Vetting and barring update

chalk.gif

The system for preventing unsuitable people from working with vulnerable groups is changing. Will your organisation be affected?

What is the vetting and barring scheme?

The vetting and barring scheme was set up by the last government. It created a new body, the Independent Safeguarding Authority, which would keep and continually monitor a register of people who were “safe” to work with vulnerable people. Anyone working with children or vulnerable adults (up to 9 million people) would have to get a criminal records check, and join the register. The ISA would also maintain a “barred list” of people who were unsuitable to work with vulnerable groups.

The coalition government announced a halt to the scheme in 2010

The coalition government was concerned that the vetting and barring scheme was a disproportionate response to the risk posed by a small group of people who wished to harm children and vulnerable adults. Because of this, in June 2010, the government halted the roll-out of the vetting and barring scheme in order to carry out a review.
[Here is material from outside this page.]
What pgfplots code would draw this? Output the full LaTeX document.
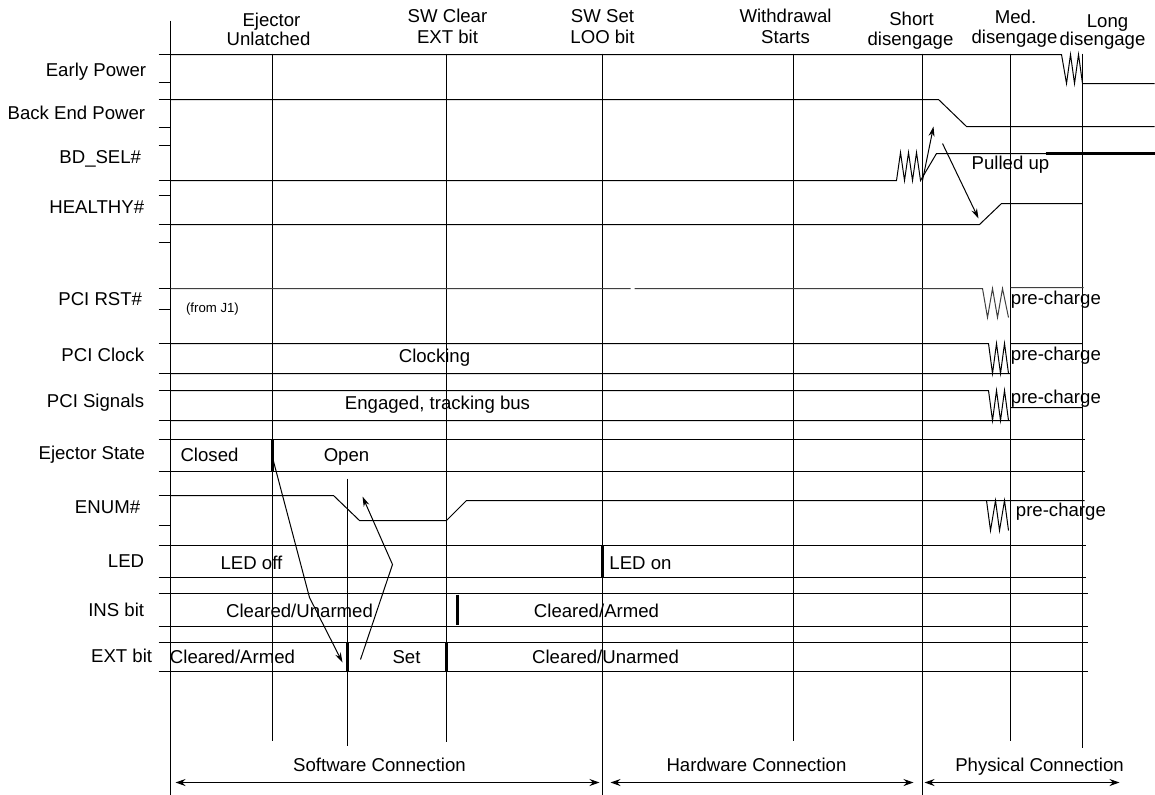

The government review makes a series of recommendations, which are in the process of becoming law

The recommendations from the review have now been published, and proposals to change the law have been included in the Protection of Freedoms Bill.

The main changes are to:

  • Abolish the registration and monitoring of people working with vulnerable groups
  • Restrict the list of people barred from working with vulnerable groups so that it only applies to people who work closely or regularly with children or vulnerable adults
  • Merge the Independent Safeguarding Authority and the Criminal Records Bureau to create a new independent body that does criminal record checks and maintains a list of barred people.

Organisations that allow people on the barred list to volunteer or work with vulnerable groups are committing an offence

It remains an offence for organisations to allow people who are on the barred list to work or volunteer with children or vulnerable adults. People on the barred list commit an offence if they take on a role where they have close access to vulnerable people.

The government’s report on the ISA review summarises the recommended changes in full

There are 14 recommendations in the government review:

  1.  A state body should continue to provide a barring function to help employers protect those at risk from people who seek to do them harm via work or volunteering roles.
  2. The Criminal Records Bureau (CRB) and Independent Safeguarding Authority (ISA) should be merged and a single Non-Departmental Public Body or Agency created to provide a barring and criminal records disclosure service.
  3. The new barring regime should cover only those who may have regular or close contact with vulnerable groups.
  4. Barring should continue to apply to both paid and unpaid roles.
  5. Automatic barring should apply for those serious offences which provide a clear and direct indication of risk.
  6. Registration should be scrapped – there should be no requirement for people to register with the scheme and there will be no ongoing monitoring.
  7. The information used by the state barring body (currently the ISA) to make a barring decision should be serious in nature.
  8. Criminal records disclosures should continue to be available to employers and voluntary bodies but should be revised to become portable through the introduction of a system which allows for continuous updating.
  9. The new regime should retain current arrangements for referrals to the state barring body (currently the ISA) by employers and certain regulatory bodies, in circumstances where individuals have demonstrated a risk of harm to children or vulnerable adults.
  10. The current appeals arrangements should be retained.
  11. The state barring body should be given a power to vary review periods in appropriate circumstances.
  12. Services relating to criminal records disclosure and barring provisions should be self-financing. We recommend the Government consults on raising the cost of the criminal records disclosure fee to cover the costs incurred.
  13. The new system will retain two offences; it will continue to be an offence for a barred person to work with vulnerable groups in regulated activity roles.  It will also be an offence for an employer or voluntary organisation knowingly to employ a barred person in a regulated activity role.